Asked how the CCIM Institute is unique among industry accreditation organizations, both Landreneau and Colliers International’s Richard Fulton tell Forum that it’s due to CRE practitioners doing the teaching. “Every instructor has to sign an affadavit that they are a practicing commercial real estate professional,” Landreneau says. “We teach theory, but we also teach practical application.”
Adds Fulton, a Nashville-based Colliers VP, “What we try to do in the classroom, which I think most of us do well, is to relate the concepts that we’re teaching to how you can use those concepts in the real world to become a better practitioner of real estate. Having been in the real estate business as a practitioner for 40 years, I can assure you that I can relate any one of the concepts in the courses to how i’ve used it” in order to get a deal done.
When the students finish any of the courses—including Commercial Investment 101, 102, 103 or 104, among others—they must fill out an evaluation form on the course and instructor before taking the test. “One of those line items is ‘did the instructor relate real-world experiences to the concepts taught?’” Fulton says. “That is the box I will look at particularly to see if I did a good job of relating those concepts to how you use them in the real world.”
In the words of Joe Larkin, president of First Realty Advisors in Denver and an instructor for CCIM’s CI 103, 104 and Advanced Negotiations courses, “CCIM instructors talk the talk and walk the walk.” One of Larkin’s recent students summed up a key differentiator of the CCIM education: “He said the CCIM course was the first time he had learned to apply the many theoretical real estate analysis concepts he’d learned in his MBA program,” Larkin says.
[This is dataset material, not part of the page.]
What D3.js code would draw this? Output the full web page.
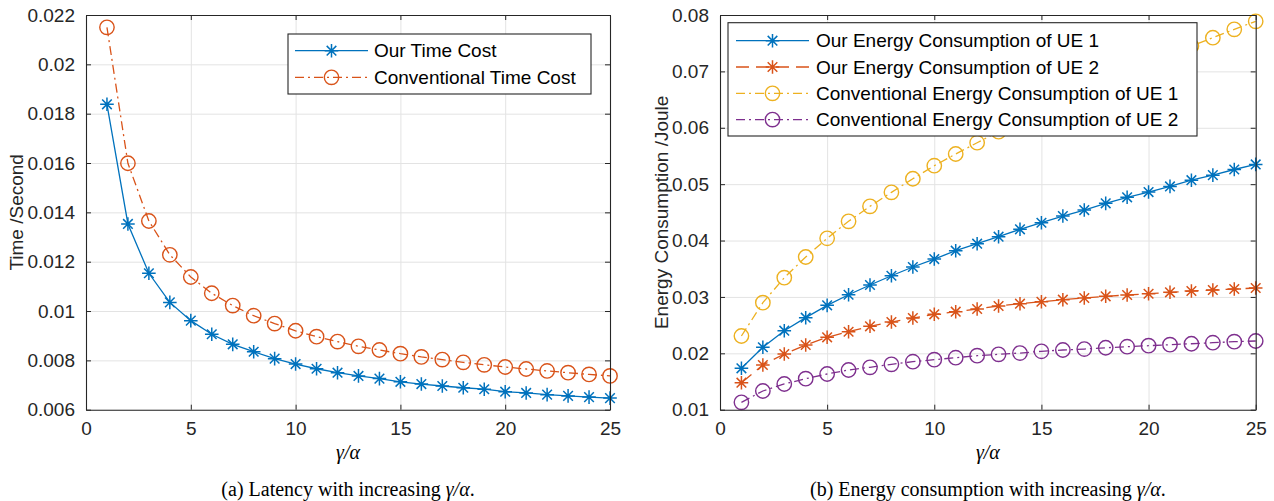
<!DOCTYPE html>
<html>
<head>
<meta charset="utf-8">
<script src="https://cdn.jsdelivr.net/npm/d3@7/dist/d3.min.js"></script>
<style>
  html, body { margin: 0; padding: 0; background: #fff; }
  svg { display: block; }
</style>
</head>
<body>
<svg id="chart" width="1274" height="501"></svg>
<script>
// ---------------- DATA ----------------
const ratio = d3.range(1, 26); // gamma/alpha = 1..25

const ourTimeCost = [0.01838, 0.01353, 0.01153, 0.01035, 0.00961, 0.00906, 0.00865, 0.00835, 0.00807, 0.00785,
  0.00766, 0.00750, 0.00737, 0.00726, 0.00713, 0.00704, 0.00696, 0.00689, 0.00683, 0.00673,
  0.00668, 0.00661, 0.00656, 0.00651, 0.00647];
const convTimeCost = [0.02150, 0.01599, 0.01365, 0.01228, 0.01138, 0.01072, 0.01022, 0.00981, 0.00949, 0.00920,
  0.00896, 0.00876, 0.00857, 0.00842, 0.00827, 0.00814, 0.00803, 0.00792, 0.00782, 0.00773,
  0.00765, 0.00757, 0.00750, 0.00743, 0.00737];

const ourEnergyUE1 = [0.01734, 0.02107, 0.02401, 0.02632, 0.02851, 0.03039, 0.03211, 0.03376, 0.03531, 0.03672,
  0.03820, 0.03944, 0.04068, 0.04199, 0.04316, 0.04435, 0.04541, 0.04660, 0.04767, 0.04860,
  0.04960, 0.05070, 0.05160, 0.05260, 0.05350];
const ourEnergyUE2 = [0.01479, 0.01793, 0.01988, 0.02147, 0.02284, 0.02383, 0.02479, 0.02555, 0.02626, 0.02692,
  0.02738, 0.02786, 0.02839, 0.02880, 0.02915, 0.02951, 0.02981, 0.03011, 0.03034, 0.03057,
  0.03082, 0.03105, 0.03123, 0.03140, 0.03158];
const convEnergyUE1 = [0.02307, 0.02898, 0.03341, 0.03708, 0.04040, 0.04341, 0.04607, 0.04855, 0.05096, 0.05327,
  0.05535, 0.05735, 0.05930, 0.06130, 0.06320, 0.06500, 0.06680, 0.06850, 0.07010, 0.07160,
  0.07310, 0.07450, 0.07597, 0.07746, 0.07888];
const convEnergyUE2 = [0.01131, 0.01332, 0.01456, 0.01550, 0.01633, 0.01704, 0.01752, 0.01805, 0.01851, 0.01887,
  0.01922, 0.01958, 0.01982, 0.02005, 0.02036, 0.02059, 0.02076, 0.02099, 0.02117, 0.02135,
  0.02153, 0.02170, 0.02188, 0.02206, 0.02218];

const xTicks = [0, 5, 10, 15, 20, 25];
const yTicksA = [0.006, 0.008, 0.010, 0.012, 0.014, 0.016, 0.018, 0.020, 0.022];
const yTickLabelsA = ["0.006", "0.008", "0.01", "0.012", "0.014", "0.016", "0.018", "0.02", "0.022"];
const yTicksB = [0.01, 0.02, 0.03, 0.04, 0.05, 0.06, 0.07, 0.08];
const yTickLabelsB = ["0.01", "0.02", "0.03", "0.04", "0.05", "0.06", "0.07", "0.08"];

const legendA = ["Our Time Cost", "Conventional Time Cost"];
const legendB = ["Our Energy Consumption of UE 1", "Our Energy Consumption of UE 2",
  "Conventional Energy Consumption of UE 1", "Conventional Energy Consumption of UE 2"];
const yLabelA = "Time /Second";
const yLabelB = "Energy Consumption /Joule";

// ---------------- STYLE ----------------
const C = { blue: "#0072BD", orange: "#D95319", yellow: "#EDB120", purple: "#7E2F8E" };
const SANS = "'Liberation Sans', Arial, Helvetica, sans-serif";
const SERIF = "'Liberation Serif', 'Times New Roman', serif";
const DASH = { solid: null, dashdot: "9,4,2,4", dashed: "13,7" };

const svg = d3.select("#chart");

function starPath(r) {
  const d = r * 0.7071;
  return `M${-r},0L${r},0M0,${-r}L0,${r}M${-d},${-d}L${d},${d}M${-d},${d}L${d},${-d}`;
}

function drawMarker(g, type, color) {
  if (type === "star") {
    g.append("path").attr("d", starPath(6.8)).attr("fill", "none")
      .attr("stroke", color).attr("stroke-width", 1.5);
  } else {
    g.append("circle").attr("r", 7.2).attr("fill", "none")
      .attr("stroke", color).attr("stroke-width", 1.4);
  }
}

function panel(cfg) {
  const x = d3.scaleLinear().domain([0, 25]).range([cfg.left, cfg.right]);
  const y = d3.scaleLinear().domain(cfg.yDomain).range([cfg.bottom, cfg.top]);
  const g = svg.append("g");
  const W = cfg.right - cfg.left, H = cfg.bottom - cfg.top;

  // grid
  g.append("g").attr("transform", `translate(0,${cfg.bottom})`)
    .call(d3.axisBottom(x).tickValues(xTicks).tickSize(-H).tickFormat(""))
    .call(s => s.select(".domain").remove())
    .call(s => s.selectAll("line").attr("stroke", "#e3e3e3").attr("stroke-width", 1));
  g.append("g").attr("transform", `translate(${cfg.left},0)`)
    .call(d3.axisLeft(y).tickValues(cfg.yTicks).tickSize(-W).tickFormat(""))
    .call(s => s.select(".domain").remove())
    .call(s => s.selectAll("line").attr("stroke", "#e3e3e3").attr("stroke-width", 1));

  // series
  cfg.series.forEach(s => {
    const pts = ratio.map((r, i) => [r, s.values[i]]);
    const line = d3.line().x(d => x(d[0])).y(d => y(d[1]));
    g.append("path").datum(pts).attr("d", line).attr("fill", "none")
      .attr("stroke", s.color).attr("stroke-width", 1.3)
      .attr("stroke-dasharray", DASH[s.dash]);
    g.selectAll(null).data(pts).enter().append("g")
      .attr("transform", d => `translate(${x(d[0])},${y(d[1])})`)
      .each(function () { drawMarker(d3.select(this), s.marker, s.color); });
  });

  // axes (ticks inward, box)
  const axCol = "#262626";
  const styleAx = s => {
    s.select(".domain").attr("stroke", axCol).attr("stroke-width", 1.1);
    s.selectAll(".tick line").attr("stroke", axCol).attr("stroke-width", 1);
    s.selectAll("text").attr("font-family", SANS).attr("font-size", 19).attr("fill", "#262626");
  };
  g.append("g").attr("transform", `translate(0,${cfg.bottom})`)
    .call(d3.axisBottom(x).tickValues(xTicks).tickSizeInner(-5).tickSizeOuter(0).tickPadding(12).tickFormat(d3.format("d")))
    .call(styleAx);
  g.append("g").attr("transform", `translate(0,${cfg.top})`)
    .call(d3.axisTop(x).tickValues(xTicks).tickSizeInner(-5).tickSizeOuter(0).tickFormat(""))
    .call(styleAx);
  g.append("g").attr("transform", `translate(${cfg.left},0)`)
    .call(d3.axisLeft(y).tickValues(cfg.yTicks).tickSizeInner(-5).tickSizeOuter(0).tickPadding(11)
      .tickFormat((d, i) => cfg.yLabels[i]))
    .call(styleAx);
  g.append("g").attr("transform", `translate(${cfg.right},0)`)
    .call(d3.axisRight(y).tickValues(cfg.yTicks).tickSizeInner(-5).tickSizeOuter(0).tickFormat(""))
    .call(styleAx);

  // y label
  g.append("text")
    .attr("transform", `translate(${cfg.yLabelX},${(cfg.top + cfg.bottom) / 2}) rotate(-90)`)
    .attr("text-anchor", "middle").attr("font-family", SANS).attr("font-size", 19)
    .attr("fill", "#262626").text(cfg.yLabel);

  // x label
  const cx = (cfg.left + cfg.right) / 2;
  g.append("text").attr("x", cx).attr("y", 459).attr("text-anchor", "middle")
    .attr("font-family", SERIF).attr("font-size", 20).attr("font-style", "italic")
    .attr("fill", "#000").text("γ/α");

  // caption
  const cap = g.append("text").attr("x", cx).attr("y", 496).attr("text-anchor", "middle")
    .attr("font-family", SERIF).attr("font-size", 20).attr("fill", "#000");
  cap.append("tspan").text(cfg.caption + " ");
  cap.append("tspan").attr("font-style", "italic").text("γ/α");
  cap.append("tspan").text(".");

  // legend
  const L = cfg.legend;
  const lg = g.append("g");
  lg.append("rect").attr("x", L.x0).attr("y", L.y0).attr("width", L.x1 - L.x0).attr("height", L.y1 - L.y0)
    .attr("fill", "#fff").attr("stroke", "#262626").attr("stroke-width", 1.1);
  cfg.series.forEach((s, i) => {
    const yy = L.rowY + i * L.rowH;
    lg.append("line").attr("x1", L.lx0).attr("x2", L.lx1).attr("y1", yy).attr("y2", yy)
      .attr("stroke", s.color).attr("stroke-width", 1.3).attr("stroke-dasharray", DASH[s.dash]);
    const m = lg.append("g").attr("transform", `translate(${(L.lx0 + L.lx1) / 2},${yy})`);
    drawMarker(m, s.marker, s.color);
    lg.append("text").attr("x", L.tx).attr("y", yy).attr("dy", "0.35em")
      .attr("font-family", SANS).attr("font-size", 19).attr("fill", "#000").text(s.name);
  });
}

panel({
  left: 86, right: 610, top: 15, bottom: 409.7,
  yDomain: [0.006, 0.022], yTicks: yTicksA, yLabels: yTickLabelsA,
  yLabel: yLabelA, yLabelX: 23, caption: "(a) Latency with increasing",
  series: [
    { name: legendA[0], values: ourTimeCost, color: C.blue, dash: "solid", marker: "star" },
    { name: legendA[1], values: convTimeCost, color: C.orange, dash: "dashdot", marker: "circle" }
  ],
  legend: { x0: 288, x1: 591, y0: 34, y1: 94, rowY: 50.7, rowH: 26.6, lx0: 295, lx1: 368, tx: 374 }
});

panel({
  left: 720, right: 1255.7, top: 15, bottom: 409.7,
  yDomain: [0.01, 0.08], yTicks: yTicksB, yLabels: yTickLabelsB,
  yLabel: yLabelB, yLabelX: 668, caption: "(b) Energy consumption with increasing",
  series: [
    { name: legendB[0], values: ourEnergyUE1, color: C.blue, dash: "solid", marker: "star" },
    { name: legendB[1], values: ourEnergyUE2, color: C.orange, dash: "dashed", marker: "star" },
    { name: legendB[2], values: convEnergyUE1, color: C.yellow, dash: "dashdot", marker: "circle" },
    { name: legendB[3], values: convEnergyUE2, color: C.purple, dash: "dashdot", marker: "circle" }
  ],
  legend: { x0: 728, x1: 1197, y0: 22.7, y1: 136, rowY: 40.7, rowH: 26.3, lx0: 736, lx1: 809, tx: 816 }
});
</script>
</body>
</html>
The CCIM courses also analyze investments to calculate an after-income-tax ROI, another concept that’s elusive in many graduate-level real estate programs, Larkin notes.
That ability to calculate ROI is especially important now, and particularly for smaller investors, Fulton says. “Being able to analyze a potential real estate investment for that client and being able to truly show them what their after-tax return will be is extraordinarily valuable in today’s climate, more so than ever, because you have clients that want to get a better return on the money they have,” he says.
It works both ways, as Fulton points out: instructors can find that the principles they’re teaching apply to what they’re doing currently outside the classroom. “Surprisingly, I find that I’m using the concepts that are taught in the Market Analysis course, which is 102, more than ever,” he says. “We’re having to analyze a market more deeply than we used to. Is it a growth market, is it a market where prices are going to appreciate? Market analysis is becoming more critical when we look at investment real estate today.”